Friday, July 27, 2012

The Other Side of Forever

I knew it was over, long before it actually was official. If my life was a novel, there had been plenty of foreshadowing. The weekend before we separated, my then-husband asked me if I thought it was possible that there was more than one "right" person in the world for him or me. I told him I thought there was. Then there was the Christmas party where we couldn't even fake it anymore. It used to be that we could scream at one another in the car, then get out and put on a pretty good show. Picture perfect-on the outside anyway. There were other signs-some that don't bear mentioning because in the sanctity of a marriage-even a failed one-you learn that some things are better left unsaid. There was the ten year anniversary. We were in an idyllic setting and I found myself thinking it would be so perfect-alone.
Divorce sucks. It hurts. Marriage is supposed to be forever, and there's a reason for that. The intimacy in a marriage, once gone, cuts like the deepest knife. It doesn't matter how long you've known it was over, it feels like someone you loved has died. In essence, someone has-the couple you once were or had hoped to be.

Let's be real (there really is no better way to be). My ex was the one to pull the plug. I didn't put up any fight though, because part of me agreed. He said, and I will never forget, "Give me a reason to stay." My response? "I can't." Those two words held so many emotions. Bitterness, anger, resentment, despair, resignation, fear and a last feeling I hardly recognized-hope. It was time.

The day he moved out, I took every happy family picture down. They were mostly lies- and I was ready for truth. I ripped the covers off our bed. I wanted to burn them, but my mom wouldn't let me-so I settled on donating them. It's harder to be the one that stays behind and cleans up the mess of a family that once was, than the one who gets to start fresh.

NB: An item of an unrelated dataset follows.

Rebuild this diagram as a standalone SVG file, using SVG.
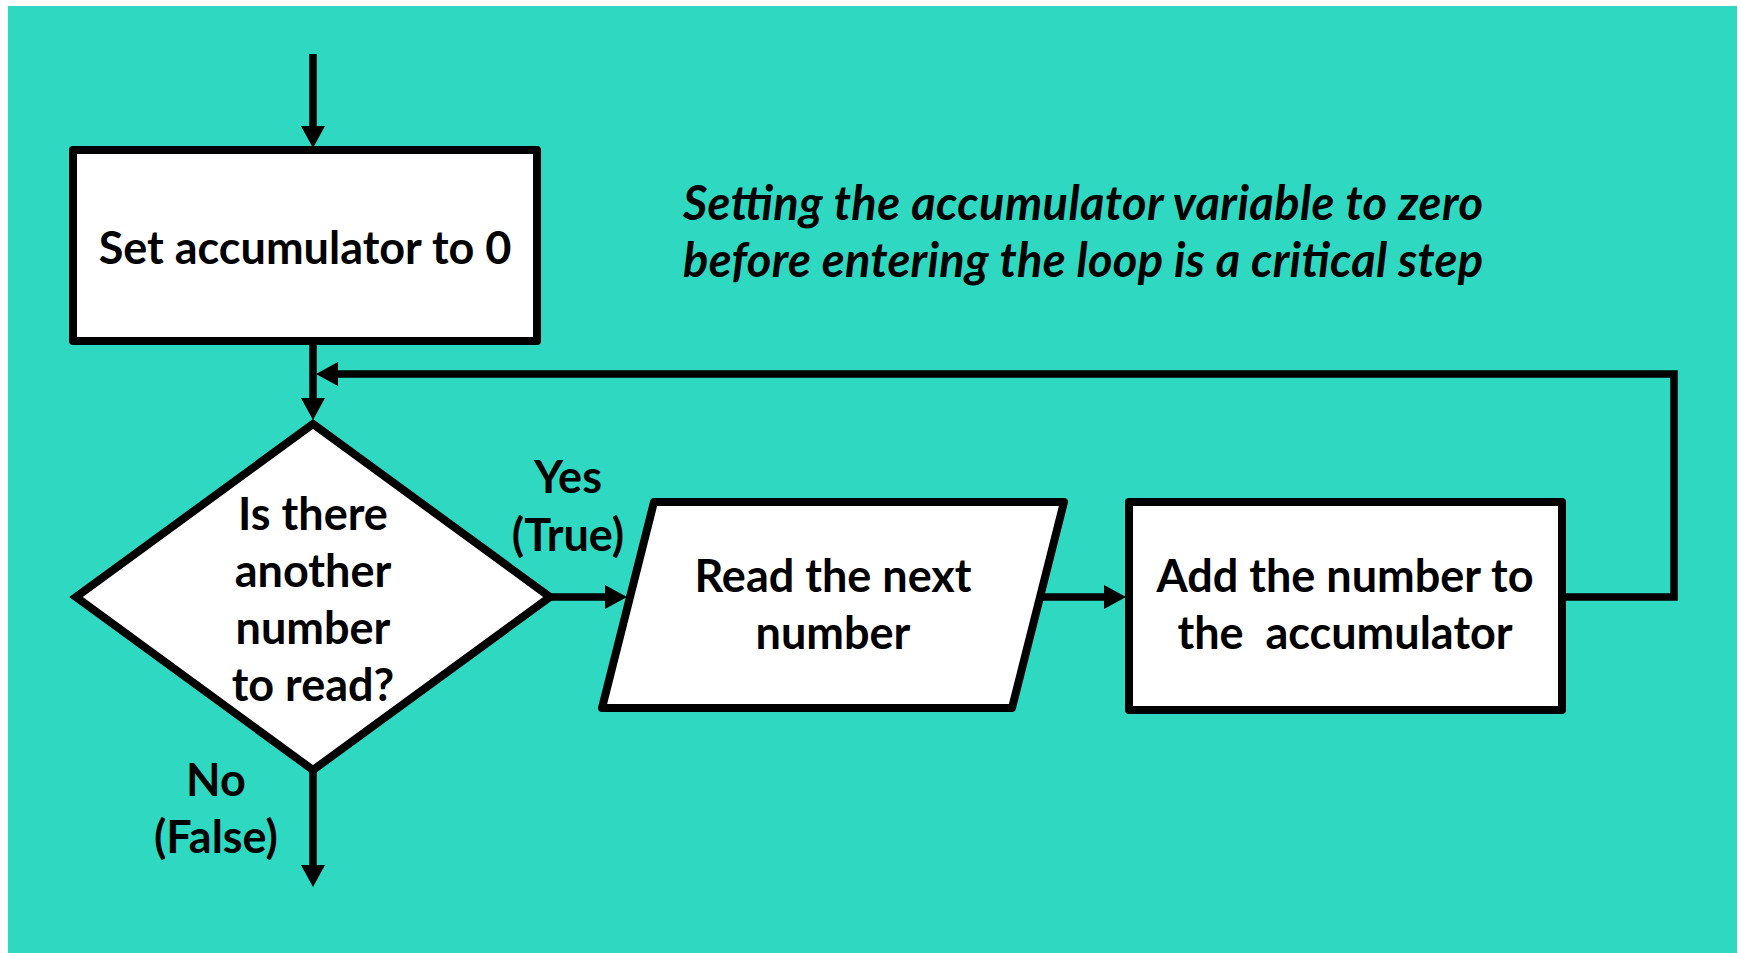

So what, I'm sure you're wondering, is on the other side of forever? I love my ex husband's new wife ( yeah, say that five times fast!). She's good for him, which makes them good for our boys, and I am grateful. There is very little bitterness left in me. Both of us have remarried wonderful people who encourage our dreams. I am happier now than ever before. I feel like my husband was custom made just for me. Our kids have two sets of parents that love them very much. I am finally pursuing my dream. So, while divorce is awful, sometimes what's waiting on the other side of forever-is another chance.

2 comments:

  1. My parents use to do that, fight and than act like everything is ok around people. They did divorce about 9 years ago and it was hard. My mom remarried and is very happy. My dad not so much. You and Barrett are so cute together. God knew what you needed. :-)

    ReplyDelete
    Replies
    1. Indeed He did. Barrett calms me in a way I've never known. Thank you.